— BEGIN Collected material —

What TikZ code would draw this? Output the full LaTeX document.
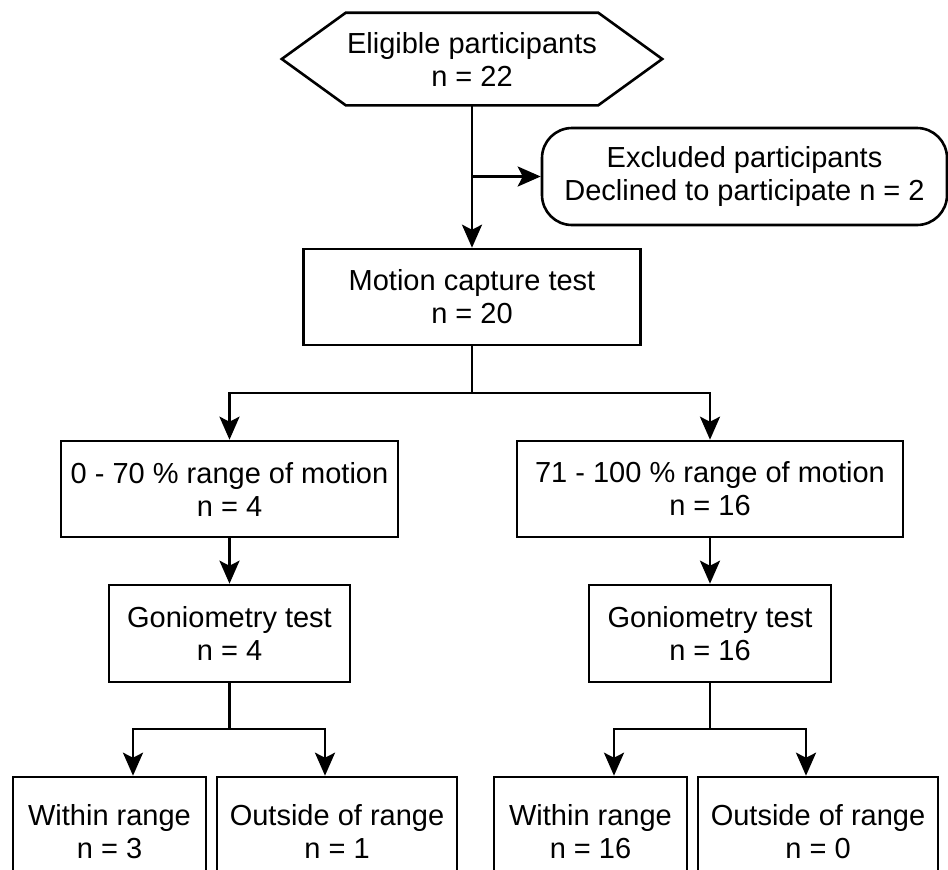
\documentclass[tikz,border=0pt]{standalone}
\usepackage{fontspec}
\setmainfont{Liberation Sans}
\usetikzlibrary{arrows.meta,positioning}

\begin{document}
\begin{tikzpicture}[x=0.5pt,y=-0.5pt,
  box/.style={draw,line width=1.3pt,align=center,inner sep=0pt,font=\fontsize{14.5pt}{16.5pt}\selectfont},
  arr/.style={line width=1.3pt,-{Stealth[length=11.5pt,width=10pt,inset=2.5pt]}},
  ln/.style={line width=1.3pt}]
  \useasboundingbox (0,0) rectangle (948,869);
  \clip (0,0) rectangle (948,869);

  \node[box,draw=none,minimum width=103pt,minimum height=45pt] (elig) at (472,59) {Eligible participants\\n = 22};
  \draw[ln] (elig.north west) -- (elig.north east) -- ([xshift=32pt]elig.east) -- (elig.south east)
            -- (elig.south west) -- ([xshift=-32pt]elig.west) -- cycle;
  \node[box,rounded corners=15pt,minimum width=202.5pt,minimum height=48.5pt] (excl) at (744.5,176.5) {Excluded participants\\Declined to participate n = 2};

  \node[box,minimum width=168.5pt,minimum height=48pt] (motion) at (472,297) {Motion capture test\\n = 20};
  \node[box,minimum width=168.5pt,minimum height=48pt] (low) at (229.5,489) {0 - 70 \% range of motion\\n = 4};
  \node[box,minimum width=193pt,minimum height=48pt] (high) at (710,489) {71 - 100 \% range of motion\\n = 16};

  \node[box,minimum width=120.5pt,minimum height=48.5pt] (gonlow) at (229.5,633.5) {Goniometry test\\n = 4};
  \node[box,minimum width=121pt,minimum height=48.5pt] (gonhigh) at (710,633.5) {Goniometry test\\n = 16};

  \node[box,minimum width=96.5pt,minimum height=54.5pt] (wl) at (109.5,831.5) {Within range\\n = 3};
  \node[box,minimum width=120pt,minimum height=54.5pt] (ol) at (337,831.5) {Outside of range\\n = 1};
  \node[box,minimum width=96.5pt,minimum height=54.5pt] (wh) at (590.5,831.5) {Within range\\n = 16};
  \node[box,minimum width=120pt,minimum height=54.5pt] (oh) at (818,831.5) {Outside of range\\n = 0};

  \coordinate (split0) at (elig.south |- excl.west);
  \coordinate (fork1) at (472,393);
  \coordinate (fork2) at (229.5,729);
  \coordinate (fork3) at (710,729);

  \draw[arr] (elig.south) -- (motion.north);
  \draw[arr] (split0) -- (excl.west);
  \draw[ln] (motion.south) -- (fork1);
  \draw[arr] (fork1) -| (low.north);
  \draw[arr] (fork1) -| (high.north);
  \draw[arr] (low.south) -- (gonlow.north);
  \draw[arr] (high.south) -- (gonhigh.north);
  \draw[ln] (gonlow.south) -- (fork2);
  \draw[ln] (gonhigh.south) -- (fork3);
  \draw[arr] (fork2) -| ([xshift=11.75pt]wl.north);
  \draw[arr] (fork2) -| ([xshift=-6pt]ol.north);
  \draw[arr] (fork3) -| ([xshift=11.75pt]wh.north);
  \draw[arr] (fork3) -| ([xshift=-6pt]oh.north);
\end{tikzpicture}
\end{document}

— END Collected material —

Job – Return the material line for line, from its beginning to the line that contains "(fork3) at (710,729);", with the pictures left out.

Written response –
What TikZ code would draw this? Output the full LaTeX document.
\documentclass[tikz,border=0pt]{standalone}
\usepackage{fontspec}
\setmainfont{Liberation Sans}
\usetikzlibrary{arrows.meta,positioning}

\begin{document}
\begin{tikzpicture}[x=0.5pt,y=-0.5pt,
  box/.style={draw,line width=1.3pt,align=center,inner sep=0pt,font=\fontsize{14.5pt}{16.5pt}\selectfont},
  arr/.style={line width=1.3pt,-{Stealth[length=11.5pt,width=10pt,inset=2.5pt]}},
  ln/.style={line width=1.3pt}]
  \useasboundingbox (0,0) rectangle (948,869);
  \clip (0,0) rectangle (948,869);

  \node[box,draw=none,minimum width=103pt,minimum height=45pt] (elig) at (472,59) {Eligible participants\\n = 22};
  \draw[ln] (elig.north west) -- (elig.north east) -- ([xshift=32pt]elig.east) -- (elig.south east)
            -- (elig.south west) -- ([xshift=-32pt]elig.west) -- cycle;
  \node[box,rounded corners=15pt,minimum width=202.5pt,minimum height=48.5pt] (excl) at (744.5,176.5) {Excluded participants\\Declined to participate n = 2};

  \node[box,minimum width=168.5pt,minimum height=48pt] (motion) at (472,297) {Motion capture test\\n = 20};
  \node[box,minimum width=168.5pt,minimum height=48pt] (low) at (229.5,489) {0 - 70 \% range of motion\\n = 4};
  \node[box,minimum width=193pt,minimum height=48pt] (high) at (710,489) {71 - 100 \% range of motion\\n = 16};

  \node[box,minimum width=120.5pt,minimum height=48.5pt] (gonlow) at (229.5,633.5) {Goniometry test\\n = 4};
  \node[box,minimum width=121pt,minimum height=48.5pt] (gonhigh) at (710,633.5) {Goniometry test\\n = 16};

  \node[box,minimum width=96.5pt,minimum height=54.5pt] (wl) at (109.5,831.5) {Within range\\n = 3};
  \node[box,minimum width=120pt,minimum height=54.5pt] (ol) at (337,831.5) {Outside of range\\n = 1};
  \node[box,minimum width=96.5pt,minimum height=54.5pt] (wh) at (590.5,831.5) {Within range\\n = 16};
  \node[box,minimum width=120pt,minimum height=54.5pt] (oh) at (818,831.5) {Outside of range\\n = 0};

  \coordinate (split0) at (elig.south |- excl.west);
  \coordinate (fork1) at (472,393);
  \coordinate (fork2) at (229.5,729);
  \coordinate (fork3) at (710,729);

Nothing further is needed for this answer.